この前の記事「学校は悪者でいい」の最後のパラグラフを書いていたら何だかだんだん腹が立ってきた(笑)ので、現代日本の教育「改革」(と呼ばれているもの)について、もう少し補足したい。言うべきことはいろいろあるのだけど、さっきは国語について述べたので、今度は英語について考えてみたい。
英語による情報発信や、コミニュケーションを重視した英語教育を推進するといった意見は、今日政治的にたいへん大きな力を持っているようである。茂木敏充は英語を「第二公用語」にしたいとか言ったそうだ。この人は多くの点で日本の外務大臣としての資質に欠けることは明白だが、仮に他のことがなかったとしても、この発言一つだけでも失格である。とはいえ政治家がこんな発言をするのは、単にバカだからではなくて、その意見が支持されるだろうという判断があるからである。
実際、小学校ではすでに英語は五年生から必修科目になっている。就職する若者たちは自分のTOEICのスコアを気にするようになり、就職してからも英語能力は人事評価に関わると考えられている。様々な事業はその企画内容に国際化(主として英語対応)を盛り込まないと採択されにくくなっている。つまり「英語化」は一見、現代日本社会の必然的な流れであるかのようにみえる。それらを前提に、茂木発言のようなことが起こるのである。
だがそうした発言はまさに前記事の最後に論じた、制度と現実との区別がつかなくなってしまった、或いはそもそも現実が見えなくなるほどに退化してしまった精神の一例なのである。これは多方面に渡る深刻な問題なのだが、ここでは英語教育のことに絞って考えてみよう。
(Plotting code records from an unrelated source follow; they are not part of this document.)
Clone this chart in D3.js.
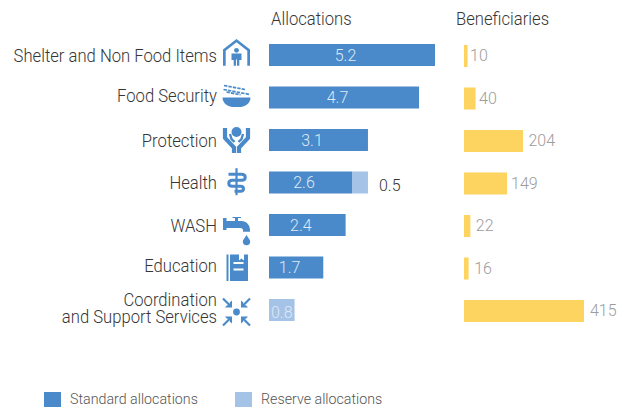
<!DOCTYPE html>
<html><head><meta charset="utf-8">
<script src="https://cdn.jsdelivr.net/npm/d3@7"></script>
<style>html,body{margin:0;padding:0;background:#fff}svg{display:block}text{font-family:Roboto,sans-serif;font-weight:300}</style>
</head><body><svg id="c" width="629" height="407"></svg>
<script>
const categories=["Shelter and Non Food Items","Food Security","Protection","Health","WASH","Education","Coordination\nand Support Services"];
const standard=[5.2,4.7,3.1,2.6,2.4,1.7,0];
const reserve=[0,0,0,0.5,0,0,0.8];
const beneficiaries=[10,40,204,149,22,16,415];
const icons=["shelter","food","protection","health","wash","education","coordination"];
const headers=["Allocations","Beneficiaries"];
const legendLabels=["Standard allocations","Reserve allocations"];
const BLUE="#4a8aca",LIGHT="#a5c2e7",YEL="#fcd45f",DARK="#363636",GREY="#9c9c9c";
const K=0.925; // the reference type is slightly condensed

const svg=d3.select("#c");
const y=d3.scalePoint().domain(categories).range([55,310]);
const xA=d3.scaleLinear().domain([0,5.2]).range([269,435]);
const xB=d3.scaleLinear().domain([0,415]).range([464,584]);
const H=22;
const at=(x,yy)=>`translate(${x},${yy}) scale(${K},1)`;

svg.selectAll(".h").data(headers).join("text").attr("class","h")
  .attr("transform",(d,i)=>at([271,456][i],25)).attr("font-size",18).attr("fill",DARK).text(d=>d);

// category labels
const labelShift=[7,4.5,7,6.5,7,4.5,4];
categories.forEach((d,i)=>{
  const ls=d.split("\n");
  ls.forEach((l,j)=>svg.append("text").attr("class","cat").attr("text-anchor","end")
    .attr("font-size",18).attr("fill",DARK)
    .attr("transform",at(217,y(d)+labelShift[i]-(ls.length-1-j)*16.7+(ls.length>1?8.7:0)))
    .text(l));
});

// allocations
const rows=categories.map((c,i)=>({c,s:standard[i],r:reserve[i],b:beneficiaries[i],icon:icons[i],i}));
svg.selectAll(".s").data(rows.filter(d=>d.s>0)).join("rect").attr("class","s")
  .attr("x",xA(0)).attr("y",d=>y(d.c)-H/2).attr("width",d=>xA(d.s)-xA(0)).attr("height",H).attr("fill",BLUE);
svg.selectAll(".r").data(rows.filter(d=>d.r>0)).join("rect").attr("class","r")
  .attr("x",d=>xA(d.s)).attr("y",d=>y(d.c)-H/2).attr("width",d=>xA(d.r)-xA(0)).attr("height",H).attr("fill",LIGHT);
svg.selectAll(".sl").data(rows).join("text").attr("class","sl")
  .attr("text-anchor","middle").attr("font-size",17.3).attr("fill","#dfe9f5")
  .attr("transform",d=>at(d.s>0?(xA(d.s)+xA(0))/2-6.5:(xA(d.r)+xA(0))/2,y(d.c)+(d.s>0?5.5:8)))
  .text(d=>d.s>0?d.s:d.r);
svg.selectAll(".rl").data(rows.filter(d=>d.s>0&&d.r>0)).join("text").attr("class","rl")
  .attr("transform",d=>at(xA(d.s+d.r)+11,y(d.c)+8)).attr("font-size",17.3).attr("fill",DARK).text(d=>d.r);

// beneficiaries
const labelGap=[2.5,3.5,5.5,4,5.5,5.5,6];
svg.selectAll(".b").data(rows).join("rect").attr("class","b")
  .attr("x",xB(0)).attr("y",d=>y(d.c)-H/2+1).attr("width",d=>Math.max(xB(d.b)-xB(0),3.6)).attr("height",H).attr("fill",YEL);
svg.selectAll(".bl").data(rows).join("text").attr("class","bl")
  .attr("transform",d=>at(Math.max(xB(d.b),467.6)+labelGap[d.i],y(d.c)+6.3)).attr("font-size",17.3).attr("fill",GREY).text(d=>d.b);

// icons
const stroke=(g,d,w)=>g.append("path").attr("d",d).attr("fill","none").attr("stroke",BLUE).attr("stroke-width",w);
const draw={
 shelter(g){
  g.append("path").attr("d","M-13.5,13.2V-3L0,-13.5L13.5,-3V13.2H10.8V-1.8L0,-10.2L-10.8,-1.8V13.2Z").attr("fill",BLUE);
  g.append("circle").attr("cy",-2.2).attr("r",2.4).attr("fill",BLUE);
  g.append("path").attr("d","M-5,1H5V7.5H2.8V13.2H0.5V7H-0.5V13.2H-2.8V7.5H-5Z").attr("fill",BLUE);
 },
 food(g){
  g.append("path").attr("d","M-14,1.5H14C14,7.5 8,11 4,11H-4C-8,11 -14,7.5 -14,1.5Z").attr("fill",BLUE);
  [[-12.5,-10.5,8.5,-6.5],[-13,-6.5,13.5,-1.5],[-10,-4,4,-1.2]].forEach(p=>
   g.append("line").attr("x1",p[0]).attr("y1",p[1]).attr("x2",p[2]).attr("y2",p[3])
    .attr("stroke",BLUE).attr("stroke-width",1.7).attr("stroke-dasharray","3.4 1.1"));
 },
 protection(g){
  g.append("circle").attr("cy",-8).attr("r",5).attr("fill",BLUE);
  stroke(g,"M-11.5,-12V-2L-2.5,7.5V13",4.2);
  stroke(g,"M11.5,-12V-2L2.5,7.5V13",4.2);
  stroke(g,"M-6.5,-6L-5,-1L-2,2",2.4);
  stroke(g,"M6.5,-6L5,-1L2,2",2.4);
 },
 health(g){
  stroke(g,"M0,-13.5V13.5",2.2);
  stroke(g,"M-8,-7.5H5C10,-7.5 10,-1.5 5,-1.5H-4C-9,-1.5 -9,4.5 -4,4.5H4C8,4.5 8,9.5 4,9.5H-2",3);
 },
 wash(g){
  g.append("path").attr("d","M-13.5,-12H-10V-9H-1.5V-12H-4V-13H4.5V-12H1.5V-9H5C10,-9 13.5,-5 13.5,0V1.7H6.5V0C6.5,-1 5.5,-2 4,-2H-10V0H-13.5Z").attr("fill",BLUE);
  g.append("path").attr("d","M10,5C12,8.5 13.7,10 13.7,11.5A3.7,3.7 0 0 1 6.3,11.5C6.3,10 8,8.5 10,5Z").attr("fill",BLUE);
 },
 education(g){
  g.append("path").attr("d","M-10,-13H-8V13.5H-10Z").attr("fill",BLUE);
  g.append("path").attr("d","M-6.5,-13H2.5V-7L5,-9L7.5,-7V-13H11.5V13.5H-6.5Z").attr("fill",BLUE);
  g.append("path").attr("d","M-3,-5.5H7V-3.5H-3Z M-3,1H7V3H-3Z").attr("fill","#fff");
 },
 coordination(g){
  g.append("circle").attr("r",3.4).attr("fill",BLUE);
  [[-1,-1],[1,-1],[-1,1],[1,1]].forEach(([a,b])=>{
   g.append("path").attr("d",`M${a*13.5},${b*13.5}L${a*6},${b*6}`).attr("stroke",BLUE).attr("stroke-width",2.2);
   g.append("path").attr("d",`M${a*4.5},${b*4.5}H${a*11.5}L${a*9.5},${b*6.8}H${a*6.8}V${b*9.5}L${a*4.5},${b*11.5}Z`).attr("fill",BLUE);
  });
 }
};
const iconShift=[-2.5,-1.5,0,-0.8,5,0,2];
rows.forEach((d,i)=>{
  const g=svg.append("g").attr("transform",`translate(236.5,${y(d.c)+iconShift[i]})`);
  draw[d.icon](g);
});

// legend
const lx=[44,235];
svg.selectAll(".ls").data(legendLabels).join("rect").attr("class","ls")
  .attr("x",(d,i)=>lx[i]).attr("y",392).attr("width",17).attr("height",15).attr("fill",(d,i)=>[BLUE,LIGHT][i]);
svg.selectAll(".lt").data(legendLabels).join("text").attr("class","lt")
  .attr("transform",(d,i)=>at(lx[i]+26,404)).attr("font-size",15.4).attr("fill","#555").text(d=>d);
</script></body></html>
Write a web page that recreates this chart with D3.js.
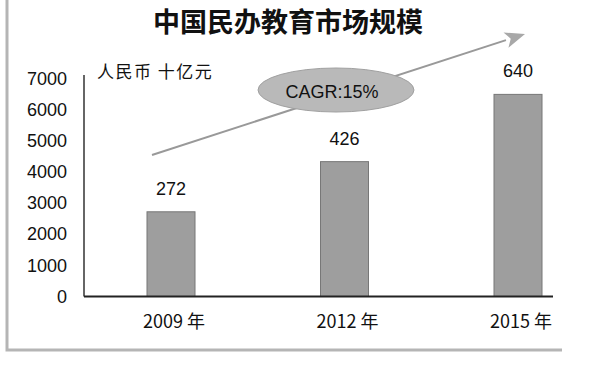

まず、教科というのは便宜上「英語」「国語」「理科」などと区別されているだけであって、現実にはそれぞれが対等のものとして独立しているわけではない。だから、どれかを少し削ってその代わりに他のどれかを強化する、なんて単純なことはできない。そうしたことは制度のラベルだけを見ているからできるように見えるだけで、ただの錯覚である。そういう錯覚に基づいて政治判断をすることが、制度と現実の区別がつかないということである。
「数学」も「理科」も「社会」も、教科書はすべて日本語で書かれている。だから「国語」は、本当はすべてに共通する最も基底的な教科なのである。日本語の理解力が不完全だと、どんな教科も十分に理解することができない。英語だって例外ではない。日本語を母語とする人にとって、日本語が分からなければ英語が分かるわけがない。英語と日本語とは二つの別々のものとして存在しているのではないからだ。何語であるか以前に、まず言語能力というのが全ての知的活動の基本である。そして日本の場合、ほとんどの子供にとって母語である日本語が中心となるのは当然のことなのだ。
ぼくの周囲には外国語に堪能な人、外国生活が長く日本語以外の言語を自由に使いこなす人たちが少なからずいる。そうした人たちを見ていると、外国語を本当に深く理解している人ほど、母語である日本語を大切にしなければならないという意識が強い。外国語の出来る人ほど、自分の日本語力の不足を嘆くのを聞く。母語で鍛えられた正確な言語能力が、自分の外国語能力の基礎になることを実感するからだと思う。それが、母語と外国語との間の現実的な関係である。
それに対して外国語について表面的にしか考えていない人は、自分は英語は得意ではないが日本語は母語なのだから完璧だといった幻想に陥りやすい。だから国語教育を軽んじる結果になる。実はこの点が、最も深刻な問題なのである。母語というのは理解しなくても慣れ親しんでいるために、自分の周りに自明性のバリアを作り出してしまう。自分がいかに日本語を理解していないかということ、つまり自分がいかにバカかということは、母語の自明性の中では知覚できないのである。それでは知的に成長するのは無理である。外国語を学ぶことの主たる利点は、この自明性を破壊することにある。
誤解を避けるために付け加えると、これは日本語しかできない人には知的に限界があると言いたいわけでは決してない。過去の優れた学者や作家の中にも、外国語は不得意でありながら卓越した言語理解に到達した人々は夥しく存在する。それは、彼らが日本語の中にさまざまに異なった思考や感情の流れを読み取るように、いわば日本語の内部に外国語を聴き取るように、みずからを鍛えてきたからである。どんな言語も、ある程度以上の深みに達すると、そこには外国語や過去の言語に由来する様々な要素が見えてくる。それによっても母語の自明性から抜けることは十分可能なのである。